Skelly reflects: "We hadn't stopped until after the last album. Everyone was like, 'what's going on?'. We had a big break. We didn't know what was going on with the band. Now we've been around the world, done all these things, and we've stopped and had a chance to take it all in for the first time."
The simple reason, the keyboardist and songwriter Nick Power explains, was being in a contract aged 18 and "winding up" at 22. The band had lost that sense of brotherly unity and, according to Skelly, had found themselves on "different pages".
"No one argued with anyone for about two years, and that was one of the worst points," he recalls. "Everyone had become individuals. We got off the roller-coaster in the end. Then we could start making an effort to get it back together again, like a band. It's an attitude. It's something you can all tap into instead of on your own."
The way Skelly and Power interact, completing each other's sentences and continuing the other's train of thought, shows that the band's period of distant tension is over. And they have rediscovered the hunger.
"You've all just got to get on it and want it again. You're all there and you want to practice and you want to do music and you want to get it out there to people again," Skelly says. "You take it for granted for so long when you're doing it. It's the best thing you'll probably ever do in your life," adds Power.
"Yeah, it is," agrees Skelly. "When we're all together it's like a rare thing that no one else has got, because we were all mates since we were kids."
When Ryder-Jones left the band mid-tour, David McDonnell temporarily played guitar. While everyone accepted Ryder-Jones's need for time out, according to Skelly, gigging without him was "like having a fight with your arm behind your back. McDonnell's an amazing guitarist but he'll tell you himself it can never be the same, because the Coral is about a friendship and about tapping into that thing."
Skelly wanted to be writing songs rather than touring and the band found themselves fracturing. He recalls: "Performing was pissing me off because I wanted to be writing. I was only interested in Dylan Thomas. But you've got to get out there and sing because that's part of why people like you."
Skelly, though, remains resolute and realistic now. "Every band has to go through that point and come out of it.
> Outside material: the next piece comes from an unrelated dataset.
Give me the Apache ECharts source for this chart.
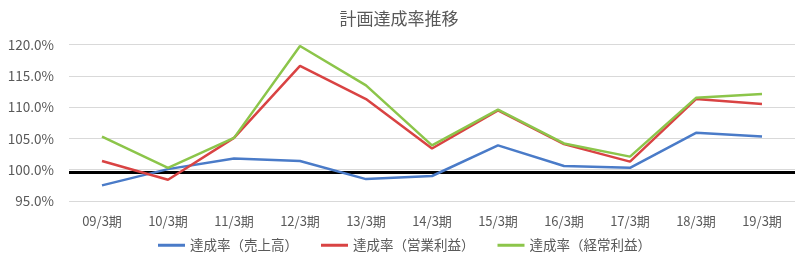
<!DOCTYPE html>
<html>
<head>
<meta charset="utf-8">
<script src="https://cdn.jsdelivr.net/npm/echarts@6/dist/echarts.min.js"></script>
<style>
html,body{margin:0;padding:0;background:#fff;}
#chart{width:798px;height:269px;}
</style>
</head>
<body>
<div id="chart"></div>
<script>
const titleText = '計画達成率推移';
const categories = ['09/3期','10/3期','11/3期','12/3期','13/3期','14/3期','15/3期','16/3期','17/3期','18/3期','19/3期'];
const seriesNames = ['達成率（売上高）','達成率（営業利益）','達成率（経常利益）'];
const salesRate = [97.5, 100.1, 101.8, 101.4, 98.5, 99.0, 103.9, 100.6, 100.3, 105.9, 105.3];
const opProfitRate = [101.4, 98.4, 105.1, 116.6, 111.3, 103.4, 109.5, 104.1, 101.3, 111.3, 110.5];
const ordProfitRate = [105.3, 100.3, 105.1, 119.8, 113.5, 103.9, 109.6, 104.2, 102.1, 111.5, 112.1];
const targetLine = 99.6;
const yTicks = {min: 95, max: 120, interval: 5};

const colors = ['#4A7BC8', '#D94343', '#8CC54A'];
const font = '"Noto Sans CJK JP", "Noto Sans", sans-serif';
const gray = '#595959';

const chart = echarts.init(document.getElementById('chart'), null, {renderer: 'canvas'});
const mk = (name, data, color, withMark) => {
  const s = {
    name, type: 'line', data, symbol: 'none', smooth: false,
    lineStyle: {color, width: 2.5}, itemStyle: {color},
    z: 3
  };
  if (withMark) {
    s.markLine = {
      silent: true, symbol: 'none', label: {show: false},
      lineStyle: {color: '#000', width: 3, type: 'solid'},
      data: [{yAxis: targetLine}],
      z: 2
    };
  }
  return s;
};
chart.setOption({
  animation: false,
  textStyle: {fontFamily: font},
  title: {
    text: titleText, left: 'center', top: 5,
    textStyle: {fontSize: 17, fontWeight: 'normal', color: gray, fontFamily: font}
  },
  grid: {left: 69, right: 3, top: 44.7, bottom: 68, containLabel: false},
  legend: {
    bottom: 12, left: 153,
    itemWidth: 27, itemHeight: 3, itemGap: 23, icon: 'rect',
    textStyle: {fontSize: 13.5, color: gray, fontFamily: font},
    data: seriesNames
  },
  xAxis: {
    type: 'category', data: categories, boundaryGap: true,
    axisLine: {show: false}, axisTick: {show: false},
    axisLabel: {color: gray, fontSize: 13, margin: 14, fontFamily: font}
  },
  yAxis: {
    type: 'value', min: yTicks.min, max: yTicks.max, interval: yTicks.interval,
    axisLine: {show: false}, axisTick: {show: false},
    splitLine: {lineStyle: {color: '#D9D9D9', width: 1}},
    axisLabel: {color: gray, fontSize: 13.5, margin: 15, fontFamily: font,
      formatter: v => v.toFixed(1) + '%'}
  },
  series: [
    mk(seriesNames[0], salesRate, colors[0], true),
    mk(seriesNames[1], opProfitRate, colors[1], false),
    mk(seriesNames[2], ordProfitRate, colors[2], false)
  ]
});
</script>
</body>
</html>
You have to reinvent yourselves."
It took some time to build up to where they started, but with the help of their fans the Gallaghers, who lent them free use of their Wheeler End studios to record the album, they pulled through. After the break Skelly resumed songwriting with Power, Ryder-Jones rejoined them and, before long, they were discussing things and writing as in the early days before they were signed. When the whole band played live together again for the first time at the end of 2006, The Coral were complete.
Skelly recalls the significant moment: "We hadn't played with Bill for ages. We did this gig at Christmas and we played together live and the crowd just went mental. It was like, we're a band again! It was like a new lease of life for everyone, I could see it in everyone and everyone's confidence went up and we started writing more then."
There is a strong sense that, aside from The Coral being in their blood, they feel that they owe their music to the public. Skelly says: "I think we're one of the few bands that can go into the mainstream with different types of music and interesting music. People deserve good music. When the Beta Band quit, I was gutted. They were one of the few bands that were doing something different. I think the best thing about The Coral is we take strange influences and make it accessible."
One of the most celebrated aspects to The Coral's music is their authenticity, incorporating the late Sixties psychedelia of Love's Arthur Lee and Scott Walker while making it sound their own. Skelly says: "If you're original then your music's going to be original, because you're playing it."
Their music is full of literary references – take "Far From the Crowd" after Thomas Hardy, and "A Warning to the Curious", after a story by the horror writer MR James. "I always read books," Skelly insists. "You should always read books, listen to music and watch films if you're doing art. The kind of bands who don't know any tunes, who don't know any films... well what do you do then, what are you? They think music started with The Clash."
The Coral famously cram various musical styles into one song. After the dark psychedelia of the Krautrock-inspired The Invisible Invasion and the off-the-wall experimentalism of Nightfreak and the Sons of Becker (both of which they refer to as "mad", "weird" and "insane"), they have returned with a more straightforward album that mirrors the brighter future of the band.
Power says: "We wanted to go in opposite directions to the last two albums, which ended up being quite dark. We didn't feel the need to depress anyone." Skelly agrees: "When you've been in a bit of darkness you just want to see a bit of light. There's no more experimental we could go without it being a blip. We just wanted to nail it down. All our fans like different aspects of us and I think this album's got all aspects of us, but I think we needed an album that makes sense of everything, that you can kind of grab onto as a whole. I think it is our most consistent album."
"But we're not saying it's a pop album," Power says with a warning twinkle in his eye.
Of their new material, they are proudest of "Music at Night" and "Rebecca You", for their first use of violins. For playing live, "She's Got a Reason" is Skelly's favourite. "It's got the highs, lows and at the end it just has it. The guitar solo's just boss." They have another 40 tunes recorded that they couldn't fit onto Roots & Echoes. Their next plan is to release an album of death-folk, but learning from past experience with Nightfreak and the Sons of Becker, they will release it under another name. Skelly says: "You can't confuse people. You know when you're doing mad tunes that not everybody's going to be into it."
They readily admit they have learnt a lot over the past five years, and the band have emerged the better for it. Looking back to his youthful impatience when they had just completed their first album, Skelly says: "I was, like, come on, let's do something else. There was a different sort of thing I wanted to do, but I wasn't good enough or wasn't experienced enough to do it."
Power says: "That's why it's come full circle now. I think we've done a lot of learning."
And the future of the Coral? "It's just our life," Power shrugs. Skelly agrees. "I think a lot of bands don't live the music. They could be accountants or they could be doing other things, but we couldn't do anything else."
'Roots & Echoes' is released on 6 August on Deltasonic.